Quando, per difendere la donna e tener fede al patto, il bidello assale un ufficiale che tenta un approccio con Lea finisce picchiato e imprigionato. Tornato libero si trova a dover tacere e nascondere l’amore sbocciato (e ricambiato) verso la moglie dell’amico. Karanović firma un film classico, d’atmosfera e di attori (molto bravi), con un messaggio di comprensione e di rispetto delle differenze, dei ruoli e della parola data, emozionando e facendo ridere senza scorciatoie e senza buonismi.
“Besa” era stato candidato dalla Serbia al premio Oscar ma non è stato incluso nelle nomination.
Tutti i premi
Il resto del concorso (quest’anno solo otto titoli per la riduzione degli spazi al Teatro Miela e, per soli tre giorni, al Cinema Ariston) ha presentato per lo più pellicole già passate (e premiate) in altri festival internazionali, dal bel romeno “Eu cănd vreau să fluier, fluier (Se voglio fischiare, io fischio) di Florin Serban al promettente esordio “Tilva Roš“ del serbo Nikola Ležaić.
Di buon livello la competizione cortometraggi.
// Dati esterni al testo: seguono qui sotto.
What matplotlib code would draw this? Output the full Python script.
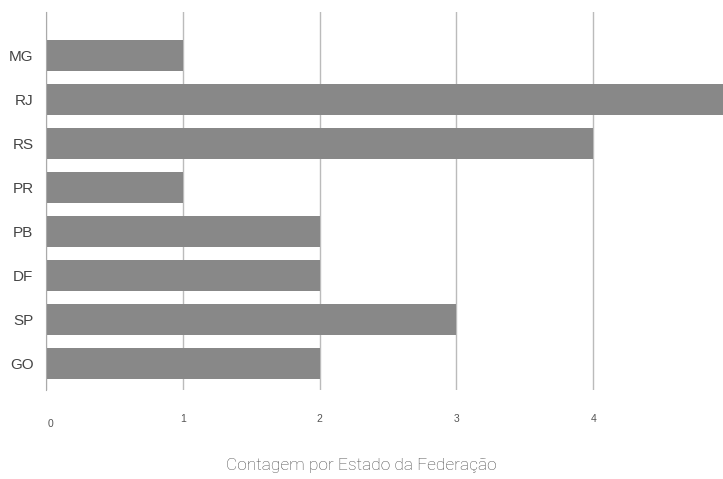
import matplotlib
matplotlib.use("Agg")
from matplotlib import pyplot as plt
import matplotlib.transforms as mtransforms

# dados
estados = ["MG", "RJ", "RS", "PR", "PB", "DF", "SP", "GO"]
contagem = [1, 5, 4, 1, 2, 2, 3, 2]
ticks_x = [0, 1, 2, 3, 4, 5]

plt.rcParams['font.family'] = ['Liberation Sans', 'DejaVu Sans']

fig = plt.figure(figsize=(7.23, 4.79), dpi=100)
ax = fig.add_axes([46 / 723, 89 / 479, 684 / 723, 378 / 479])

pos = list(range(len(estados)))
ax.barh(pos, contagem, height=0.7, color="#888888", zorder=2)

ax.set_yticks(pos)
ax.set_yticklabels(estados, fontsize=11, color="#444444")
ax.set_ylim(7.6, -0.99)
ax.set_xlim(0, 5)
ax.set_xticks(ticks_x)
ax.set_xticklabels([str(t) for t in ticks_x], fontsize=7.5, color="#555555")

ax.grid(True, axis="x", color="#bbbbbb", linewidth=1, zorder=0)
for s in ["top", "right", "bottom"]:
    ax.spines[s].set_visible(False)
ax.spines["left"].set_color("#aaaaaa")
ax.tick_params(axis="both", length=0)
ax.tick_params(axis="x", pad=17)
ax.tick_params(axis="y", pad=9)

# o "0" fica um pouco deslocado no original
lbl0 = ax.get_xticklabels()[0]
lbl0.set_transform(lbl0.get_transform() + mtransforms.ScaledTranslation(5 / 100, -5 / 100, fig.dpi_scale_trans))

# título do eixo centrado na figura, não no eixo
ax.set_xlabel("Contagem por Estado da Federação", fontsize=12.5, color="#4a4a4a",
              family="Roboto", fontweight="light")
ax.xaxis.set_label_coords((361.5 - 46) / 684, -0.2)
ax.xaxis.label.set_verticalalignment("center")

fig.savefig("out.png", dpi=100)
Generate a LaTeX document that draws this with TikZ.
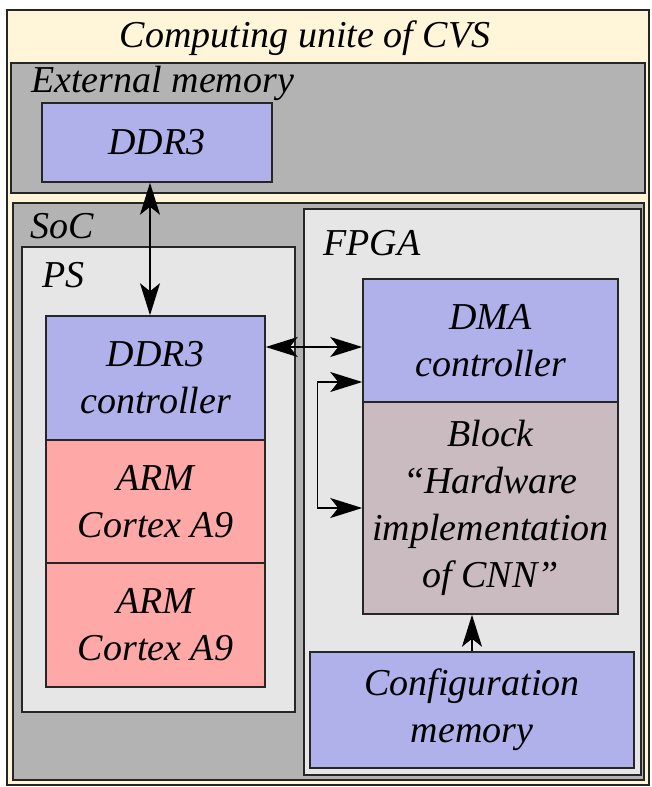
\documentclass[tikz,border=0pt]{standalone}
\usepackage{fontspec}
\setmainfont{Liberation Serif}
\usetikzlibrary{arrows.meta}
\definecolor{cream}{RGB}{255,245,216}
\definecolor{dgray}{RGB}{179,179,179}
\definecolor{lgray}{RGB}{230,230,230}
\definecolor{lav}{RGB}{176,176,234}
\definecolor{pinkc}{RGB}{255,168,168}
\definecolor{mauve}{RGB}{202,187,193}
\begin{document}
\begin{tikzpicture}[x=1pt,y=-1pt,
  frame/.style={draw=black!85,line width=1.5pt},
  blk/.style={frame,rectangle,inner sep=0pt,align=center,
    font=\fontsize{38}{47}\selectfont\itshape},
  lbl/.style={anchor=base west,inner sep=0pt,font=\fontsize{38}{47}\selectfont\itshape},
  dar/.style={line width=1.5pt,{Stealth[length=32pt,width=20pt,inset=8pt]}-{Stealth[length=32pt,width=20pt,inset=8pt]}},
  sar/.style={line width=1.5pt,-{Stealth[length=32pt,width=20pt,inset=8pt]}}]
\useasboundingbox (0,0) rectangle (651,787);
\fill[white] (0,0) rectangle (651,787);
% containers
\filldraw[frame,fill=cream] (7,10) rectangle (649,785);
\filldraw[frame,fill=dgray] (11,63) rectangle (645,193);
\filldraw[frame,fill=dgray] (13,203) rectangle (644,780);
\filldraw[frame,fill=lgray] (22,247) rectangle (295,712);
\filldraw[frame,fill=lgray] (304,209) rectangle (641,775);
% container labels
\node[anchor=base,inner sep=0pt,font=\fontsize{38}{47}\selectfont\itshape] (title) at (305,47) {Computing unite of CVS};
\node[lbl] (extlbl) at (31,92) {External memory};
\node[lbl] (soclbl) at (30,238) {SoC};
\node[lbl] (pslbl) at (42,287) {PS};
\node[lbl] (fpgalbl) at (323,255) {FPGA};
% blocks
\node[blk,fill=lav,minimum width=230pt,minimum height=79pt] (ddr3) at (157,142.5) {DDR3};
\node[blk,fill=lav,minimum width=219pt,minimum height=124pt] (ddrctl) at (155.5,378) {DDR3\\controller};
\node[blk,fill=pinkc,minimum width=219pt,minimum height=123pt] (arm1) at (155.5,501.5) {ARM\\Cortex A9};
\node[blk,fill=pinkc,minimum width=219pt,minimum height=124pt] (arm2) at (155.5,625) {ARM\\Cortex A9};
\node[blk,fill=lav,minimum width=255pt,minimum height=123pt] (dma) at (490.5,340.5) {DMA\\controller};
\node[blk,fill=mauve,minimum width=255pt,minimum height=212pt] (block) at (490.5,508) {Block\\“Hardware\\implementation\\of CNN”};
\node[blk,fill=lav,minimum width=324pt,minimum height=116pt] (config) at (472,710) {Configuration\\memory};
% connectors
\draw[dar] ([xshift=-5.5pt]ddr3.south -| ddrctl.north) -- ([xshift=-5.5pt]ddrctl.north);
\draw[dar] ([yshift=31pt]ddrctl.east) -- ([yshift=31pt]ddrctl.east -| dma.west);
\draw[dar] ([yshift=-41.5pt]dma.west) -- ++(-45pt,0) |- (block.west);
\draw[sar] (config.north) -- (config.north |- block.south);
\end{tikzpicture}
\end{document}
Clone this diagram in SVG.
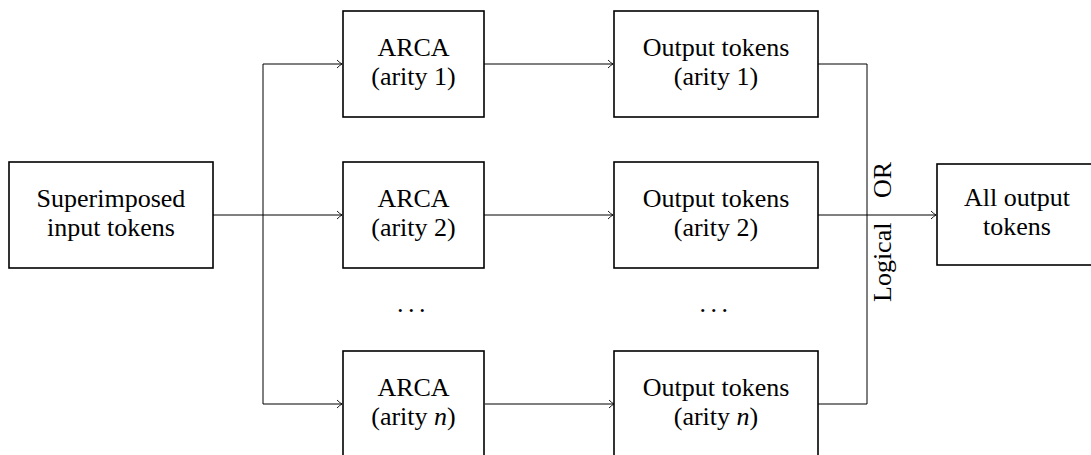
<svg xmlns="http://www.w3.org/2000/svg" width="1091" height="455" viewBox="0 0 1091 455">
<style>
  .box { fill: #fff; stroke: #000; stroke-width: 1.6; }
  .t { font-family: "Liberation Serif", "Times New Roman", serif; font-size: 26px; fill: #000; text-anchor: middle; }
  .c { fill: none; stroke: #000; stroke-width: 1; }
  .a { marker-end: url(#arr); }
</style>
<defs>
  <marker id="arr" viewBox="-6 -5 7 10" refX="0" refY="0" markerWidth="7" markerHeight="10" markerUnits="userSpaceOnUse" orient="auto">
    <path d="M-5,-4 Q-2,-1 0,0 Q-2,1 -5,4" fill="none" stroke="#000" stroke-width="0.9"/>
  </marker>
</defs>
<rect width="1091" height="455" fill="#fff"/>
<g id="connectors">
  <line class="c a" x1="213" y1="215" x2="342" y2="215"/>
  <path class="c" d="M263,64 L263,404"/>
  <line class="c a" x1="263" y1="64" x2="342" y2="64"/>
  <line class="c a" x1="263" y1="404" x2="342" y2="404"/>
  <line class="c a" x1="484" y1="64" x2="613" y2="64"/>
  <line class="c a" x1="484" y1="215" x2="613" y2="215"/>
  <line class="c a" x1="485" y1="404" x2="614" y2="404"/>
  <path class="c" d="M818,64 L867,64 L867,404 L818,404"/>
  <line class="c a" x1="818" y1="215" x2="936" y2="215"/>
  <text class="t" style="text-anchor:start" word-spacing="18" transform="translate(891,302) rotate(-90)">Logical OR</text>
</g>
<g id="input">
  <rect class="box" x="9" y="162" width="204" height="106"/>
  <text class="t" x="111" y="207">Superimposed</text>
  <text class="t" x="111" y="236">input tokens</text>
</g>
<g id="arca1">
  <rect class="box" x="343" y="11" width="141" height="106"/>
  <text class="t" x="413.5" y="56">ARCA</text>
  <text class="t" x="413.5" y="85">(arity 1)</text>
</g>
<g id="arca2">
  <rect class="box" x="343" y="162" width="141" height="106"/>
  <text class="t" x="413.5" y="207">ARCA</text>
  <text class="t" x="413.5" y="236">(arity 2)</text>
</g>
<g id="arca-dots">
  <text class="t" x="413.5" y="312" letter-spacing="4.5">...</text>
</g>
<g id="arcan">
  <rect class="box" x="343" y="351" width="141" height="106"/>
  <text class="t" x="413.5" y="396">ARCA</text>
  <text class="t" x="413.5" y="425">(arity <tspan font-style="italic">n</tspan>)</text>
</g>
<g id="out1">
  <rect class="box" x="614" y="11" width="204" height="106"/>
  <text class="t" x="716" y="56">Output tokens</text>
  <text class="t" x="716" y="85">(arity 1)</text>
</g>
<g id="out2">
  <rect class="box" x="614" y="162" width="204" height="106"/>
  <text class="t" x="716" y="207">Output tokens</text>
  <text class="t" x="716" y="236">(arity 2)</text>
</g>
<g id="out-dots">
  <text class="t" x="716" y="312" letter-spacing="4.5">...</text>
</g>
<g id="outn">
  <rect class="box" x="614" y="351" width="204" height="106"/>
  <text class="t" x="716" y="396">Output tokens</text>
  <text class="t" x="716" y="425">(arity <tspan font-style="italic">n</tspan>)</text>
</g>
<g id="all">
  <rect class="box" x="937" y="164" width="160" height="101"/>
  <text class="t" x="1017" y="206">All output</text>
  <text class="t" x="1017" y="235">tokens</text>
</g>
</svg>
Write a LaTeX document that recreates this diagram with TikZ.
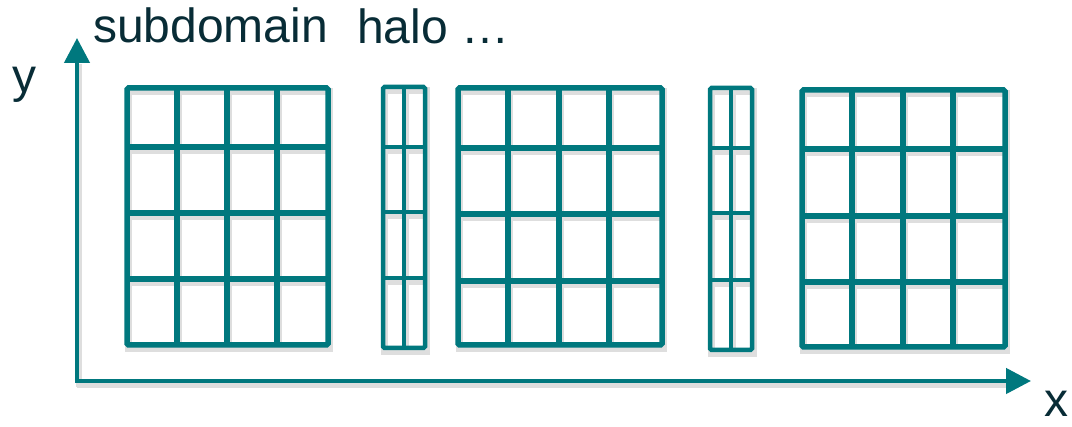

Da segnalare lo sguardo candido del turco Imdat Serhat Karaaslan che in "Bisquilet – Bicicletta“ racconta le peripezie (e la generosità) di un ragazzino che vive recuperando rifiuti e cerca la ruota mancante della sua bicicletta.
Altro ospite di prestigio il bielorusso di nascita e tedesco d’adozione, dopo aver vissuto in Ucraina e Russia, Sergej Loznica. Un documentarista già molto apprezzato, con una dozzina di lavori all’attivo (tre dei quali in concorso a Trieste negli anni passati) che lo scorso anno ha esordito nel lungometraggio con il durissimo “Sčasťje moje (La mia felicità)”.
Presentato in concorso a Cannes, dove non ha ricevuto nessun riconoscimento, è un viaggio agli inferi per un camionista che deve consegnare un carico di farina. Il film si apre con un cadavere sepolto nel cemento e prosegue con immagini che non si possono dimenticare di un precipitare in una violenza senza fine, se non con una serie di uccisioni senza pietà. La storia segue fino a circa un terzo un andamento lineare per poi dividersi in più rivoli (e livelli temporali) e ricomporsi nel finale.
Un film sull’aggressività, l’avidità, la sopraffazione, la mancanza di scrupoli, la prepotenza e anche il caso che porta sempre a un destino di sofferenza e morte.
Molto interessante la novità del Premio Corso Salani dedicato al regista e attore scomparso tragicamente nel giugno scorso a soli 50 anni. Tra i cinque progetti di film in fase realizzazione pre-selezionati la giuria ha premiato “Palazzo delle aquile” dei palermitani Stefano Savona (già autore di “Primavera in Kurdistan” e “Piombo fuso”), Alessia Porto ed Ester Sparatore.